■ INSTRUCTIONS TO FOLLOW
Copy out lines with the word "diagram" from the material that follows.

■ INPUT ROWS
_ _ _ _ _

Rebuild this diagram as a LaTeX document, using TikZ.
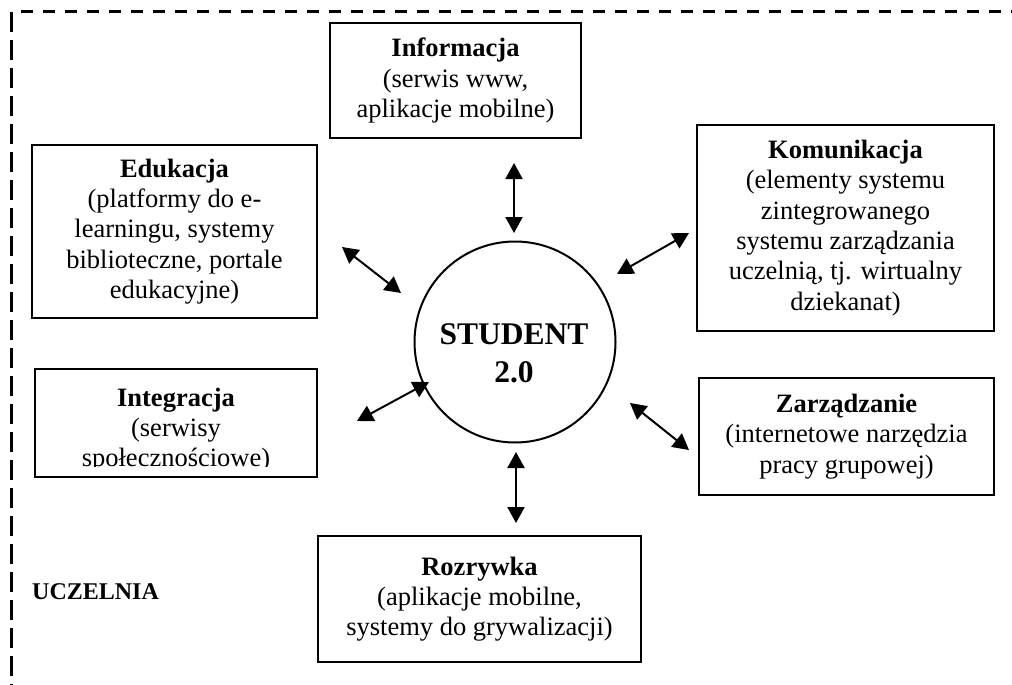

_ _ _ _ _

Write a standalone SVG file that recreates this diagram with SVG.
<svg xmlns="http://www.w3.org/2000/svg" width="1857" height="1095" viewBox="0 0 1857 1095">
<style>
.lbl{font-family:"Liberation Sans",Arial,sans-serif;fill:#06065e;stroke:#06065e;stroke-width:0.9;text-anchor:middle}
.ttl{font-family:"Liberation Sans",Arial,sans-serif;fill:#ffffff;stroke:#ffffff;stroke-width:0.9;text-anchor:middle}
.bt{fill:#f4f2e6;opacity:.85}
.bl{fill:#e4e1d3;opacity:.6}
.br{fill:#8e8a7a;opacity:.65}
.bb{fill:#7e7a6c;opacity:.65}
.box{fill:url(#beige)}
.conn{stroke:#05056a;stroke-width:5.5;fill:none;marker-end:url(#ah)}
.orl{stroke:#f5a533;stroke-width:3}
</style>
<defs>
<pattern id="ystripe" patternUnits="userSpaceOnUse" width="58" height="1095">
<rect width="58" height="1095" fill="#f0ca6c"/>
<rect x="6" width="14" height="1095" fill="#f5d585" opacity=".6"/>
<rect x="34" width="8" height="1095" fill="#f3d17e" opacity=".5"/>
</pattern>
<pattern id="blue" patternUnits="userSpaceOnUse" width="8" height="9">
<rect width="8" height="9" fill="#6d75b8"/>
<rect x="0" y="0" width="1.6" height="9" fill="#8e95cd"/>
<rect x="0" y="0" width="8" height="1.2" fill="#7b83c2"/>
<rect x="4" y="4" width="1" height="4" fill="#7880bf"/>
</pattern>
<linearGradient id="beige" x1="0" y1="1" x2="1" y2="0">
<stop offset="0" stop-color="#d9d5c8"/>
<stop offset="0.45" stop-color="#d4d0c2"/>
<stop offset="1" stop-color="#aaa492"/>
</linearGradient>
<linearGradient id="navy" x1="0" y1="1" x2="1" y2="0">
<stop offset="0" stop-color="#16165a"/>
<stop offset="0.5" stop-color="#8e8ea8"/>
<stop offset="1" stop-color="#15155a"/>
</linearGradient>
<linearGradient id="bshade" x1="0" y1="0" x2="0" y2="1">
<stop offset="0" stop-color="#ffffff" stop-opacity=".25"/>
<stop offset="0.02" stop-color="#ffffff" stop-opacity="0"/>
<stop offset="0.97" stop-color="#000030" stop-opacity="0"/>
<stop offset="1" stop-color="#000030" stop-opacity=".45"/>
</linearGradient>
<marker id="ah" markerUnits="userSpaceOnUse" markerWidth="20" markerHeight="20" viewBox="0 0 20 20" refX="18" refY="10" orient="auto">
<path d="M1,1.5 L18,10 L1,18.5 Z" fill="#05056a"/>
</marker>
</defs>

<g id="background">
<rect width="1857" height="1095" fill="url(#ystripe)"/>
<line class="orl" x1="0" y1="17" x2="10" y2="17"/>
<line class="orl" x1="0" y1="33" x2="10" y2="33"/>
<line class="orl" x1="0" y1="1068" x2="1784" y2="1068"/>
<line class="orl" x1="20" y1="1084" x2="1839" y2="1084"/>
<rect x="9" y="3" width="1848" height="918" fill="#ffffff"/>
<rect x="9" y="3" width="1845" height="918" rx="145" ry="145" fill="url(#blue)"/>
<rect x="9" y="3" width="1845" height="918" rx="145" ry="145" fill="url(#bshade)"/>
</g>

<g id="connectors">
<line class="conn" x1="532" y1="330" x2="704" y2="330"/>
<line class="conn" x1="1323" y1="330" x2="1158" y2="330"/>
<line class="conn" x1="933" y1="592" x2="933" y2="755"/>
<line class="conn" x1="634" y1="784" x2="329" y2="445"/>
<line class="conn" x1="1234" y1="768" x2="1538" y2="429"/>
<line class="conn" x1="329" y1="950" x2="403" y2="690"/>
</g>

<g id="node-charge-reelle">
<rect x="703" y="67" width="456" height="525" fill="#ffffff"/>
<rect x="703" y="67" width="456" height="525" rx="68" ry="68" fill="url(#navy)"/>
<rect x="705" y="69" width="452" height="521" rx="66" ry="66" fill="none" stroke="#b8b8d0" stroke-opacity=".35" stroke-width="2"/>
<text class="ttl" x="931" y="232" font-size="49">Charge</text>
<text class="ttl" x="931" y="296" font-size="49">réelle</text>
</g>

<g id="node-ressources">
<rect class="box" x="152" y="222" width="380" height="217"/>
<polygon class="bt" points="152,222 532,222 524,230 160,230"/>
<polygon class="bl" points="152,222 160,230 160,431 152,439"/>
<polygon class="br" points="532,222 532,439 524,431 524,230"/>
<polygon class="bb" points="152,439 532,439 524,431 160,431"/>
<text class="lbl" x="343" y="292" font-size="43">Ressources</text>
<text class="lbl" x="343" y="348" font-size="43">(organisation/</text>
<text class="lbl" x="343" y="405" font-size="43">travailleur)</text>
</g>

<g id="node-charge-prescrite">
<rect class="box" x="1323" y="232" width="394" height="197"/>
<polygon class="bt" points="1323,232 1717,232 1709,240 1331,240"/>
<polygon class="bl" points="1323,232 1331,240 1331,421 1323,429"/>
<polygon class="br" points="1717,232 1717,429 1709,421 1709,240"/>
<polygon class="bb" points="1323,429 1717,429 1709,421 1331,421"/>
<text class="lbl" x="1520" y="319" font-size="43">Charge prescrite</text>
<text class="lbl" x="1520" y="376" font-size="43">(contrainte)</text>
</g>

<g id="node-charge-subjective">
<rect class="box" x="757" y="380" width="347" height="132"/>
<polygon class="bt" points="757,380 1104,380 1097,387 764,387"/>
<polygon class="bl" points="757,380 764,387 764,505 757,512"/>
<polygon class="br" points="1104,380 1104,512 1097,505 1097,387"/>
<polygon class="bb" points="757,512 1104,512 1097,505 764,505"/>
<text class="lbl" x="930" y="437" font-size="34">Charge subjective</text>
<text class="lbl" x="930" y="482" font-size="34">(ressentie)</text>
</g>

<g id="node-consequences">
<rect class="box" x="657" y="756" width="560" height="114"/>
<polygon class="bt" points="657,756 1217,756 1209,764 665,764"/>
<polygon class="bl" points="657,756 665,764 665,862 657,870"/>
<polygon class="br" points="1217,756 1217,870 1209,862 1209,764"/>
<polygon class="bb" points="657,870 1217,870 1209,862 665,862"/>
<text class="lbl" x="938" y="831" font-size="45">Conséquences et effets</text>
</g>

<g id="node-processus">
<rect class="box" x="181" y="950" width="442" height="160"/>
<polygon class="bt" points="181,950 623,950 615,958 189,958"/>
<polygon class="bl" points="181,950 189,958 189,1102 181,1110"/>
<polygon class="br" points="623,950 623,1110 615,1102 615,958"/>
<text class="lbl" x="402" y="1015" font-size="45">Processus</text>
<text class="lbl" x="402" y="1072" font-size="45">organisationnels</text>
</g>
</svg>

_ _ _ _ _

■ WORKED ANSWER
Rebuild this diagram as a LaTeX document, using TikZ.
Write a standalone SVG file that recreates this diagram with SVG.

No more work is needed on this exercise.